Speed, intended to be roughly comparable to words per minute, was the standard designation introduced by Western Union for a mechanical teleprinter data transmission rate using the 5-bit baudot code that was popular in the 1940s and for several decades thereafter. Such a machine would send 1 start bit, 5 data bits, and 1.42 stop bits. This unusual stop bit time was actually a rest period to allow the mechanical printing mechanism to recycle. Since modern computer equipment cannot easily generate 1.42 bits for the stop period, common practice is to either approximate this with 1.5 bits, or to send 2.0 bits while accepting 1.0 bits receiving.

For example, a "60 speed" machine is geared at 45.5 baud (22.0 ms per bit), a "66 speed" machine is geared at 50.0 baud (20.0 ms per bit), a "75 speed" machine is geared at 56.9 baud (17.5 ms per bit), a "100 speed" machine is geared at 74.2 baud (13.5 ms per bit), and a "133 speed" machine is geared at 100.0 baud (10.0 ms per bit). 60 speed became the de facto standard for amateur radio RTTY operation because of the widespread availability of equipment at that speed and the U.S. Federal Communications Commission (FCC) restrictions to only 60 speed from 1953 to 1972. Telex, news agency wires and similar services commonly used 66 speed services. There was some migration to 75 and 100 speed as more reliable devices were introduced. However, the limitations of HF transmission such as excessive error rates due to multipath distortion and the nature of ionospheric propagation kept many users at 60 and 66 speed. Most Teletype audio recordings in existence today are of teleprinters operating at 60 words per minute, and mostly of the Teletype Model 15.
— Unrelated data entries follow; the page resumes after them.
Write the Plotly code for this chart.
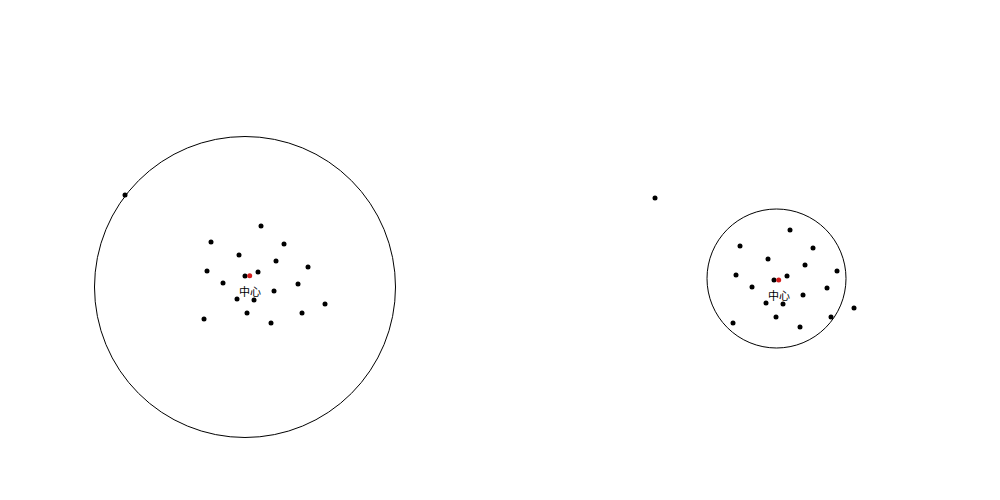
import plotly.graph_objects as go

# Pixel-like coordinate space (x right, y down)
left_x = [261, 211, 284, 239, 276, 308, 207, 258, 245, 223, 298, 274, 237, 254, 325, 247, 302, 204, 271, 125]
left_y = [226, 242, 244, 255, 261, 267, 271, 272, 276, 283, 284, 291, 299, 300, 304, 313, 313, 319, 323, 195]
right_x = [790, 740, 813, 768, 805, 837, 736, 787, 774, 752, 827, 803, 766, 783, 854, 776, 831, 733, 800, 655]
right_y = [230, 246, 248, 259, 265, 271, 275, 276, 280, 287, 288, 295, 303, 304, 308, 317, 317, 323, 327, 198]

center_x = [249.7, 778.7]
center_y = [275.7, 280]
center_labels = ["中心", "中心"]

circle_cx = [245, 776.5]
circle_cy = [287, 278.5]
circle_r = [150.5, 69.5]

fig = go.Figure()
fig.add_trace(go.Scatter(x=left_x + right_x, y=left_y + right_y, mode="markers",
                         marker=dict(color="black", size=5, symbol="circle"),
                         hoverinfo="skip", showlegend=False))
fig.add_trace(go.Scatter(x=center_x, y=center_y, mode="markers",
                         marker=dict(color="#d41c1c", size=5),
                         hoverinfo="skip", showlegend=False))

for cx, cy, label in zip(center_x, center_y, center_labels):
    fig.add_annotation(x=cx, y=cy, text=label, showarrow=False, yshift=-15,
                       font=dict(family="Noto Sans CJK SC", size=11, color="black"))

for cx, cy, r in zip(circle_cx, circle_cy, circle_r):
    fig.add_shape(type="circle", xref="x", yref="y",
                  x0=cx - r, x1=cx + r, y0=cy - r, y1=cy + r,
                  line=dict(color="black", width=1), layer="below")

fig.update_layout(
    width=1000, height=500,
    margin=dict(l=0, r=0, t=0, b=0),
    paper_bgcolor="white", plot_bgcolor="white",
    xaxis=dict(range=[0, 1000], visible=False, fixedrange=True),
    yaxis=dict(range=[500, 0], visible=False, fixedrange=True),
)
fig.write_html("out.html")
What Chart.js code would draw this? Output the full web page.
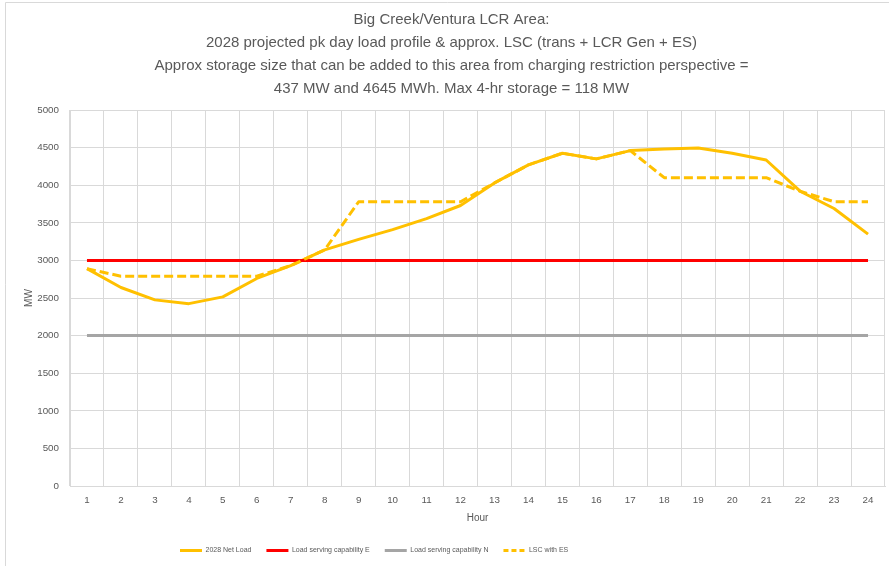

Another measure of the speed of a Teletype machine was in total "operations per minute (OPM)". For example, 60 speed was usually 368 OPM, 66 speed was 404 OPM, 75 speed was 460 OPM, and 100 speed was 600 OPM. Western Union Telexes were usually set at 390 OPM, with 7.0 total bits instead of the customary 7.42 bits.

Both wire-service and private teleprinters had bells to signal important incoming messages and could ring 24/7 while the power was turned on. For example, ringing 4 bells on UPI wire-service machines meant an "Urgent" message; 5 bells was a "Bulletin"; and 10 bells was a FLASH, used only for very important news.

The teleprinter circuit was often linked to a 5-bit paper tape punch (or "reperforator") and reader, allowing messages received to be resent on another circuit. Complex military and commercial communications networks were built using this technology. Message centers had rows of teleprinters and large racks for paper tapes awaiting transmission. Skilled operators could read the priority code from the hole pattern and might even feed a "FLASH PRIORITY" tape into a reader while it was still coming out of the punch. Routine traffic often had to wait hours for relay. Many teleprinters had built-in paper tape readers and punches, allowing messages to be saved in machine-readable form and edited off-line.

Communication by radio, RTTY, was also common. Amateur radio operators continue to use this mode of communication today.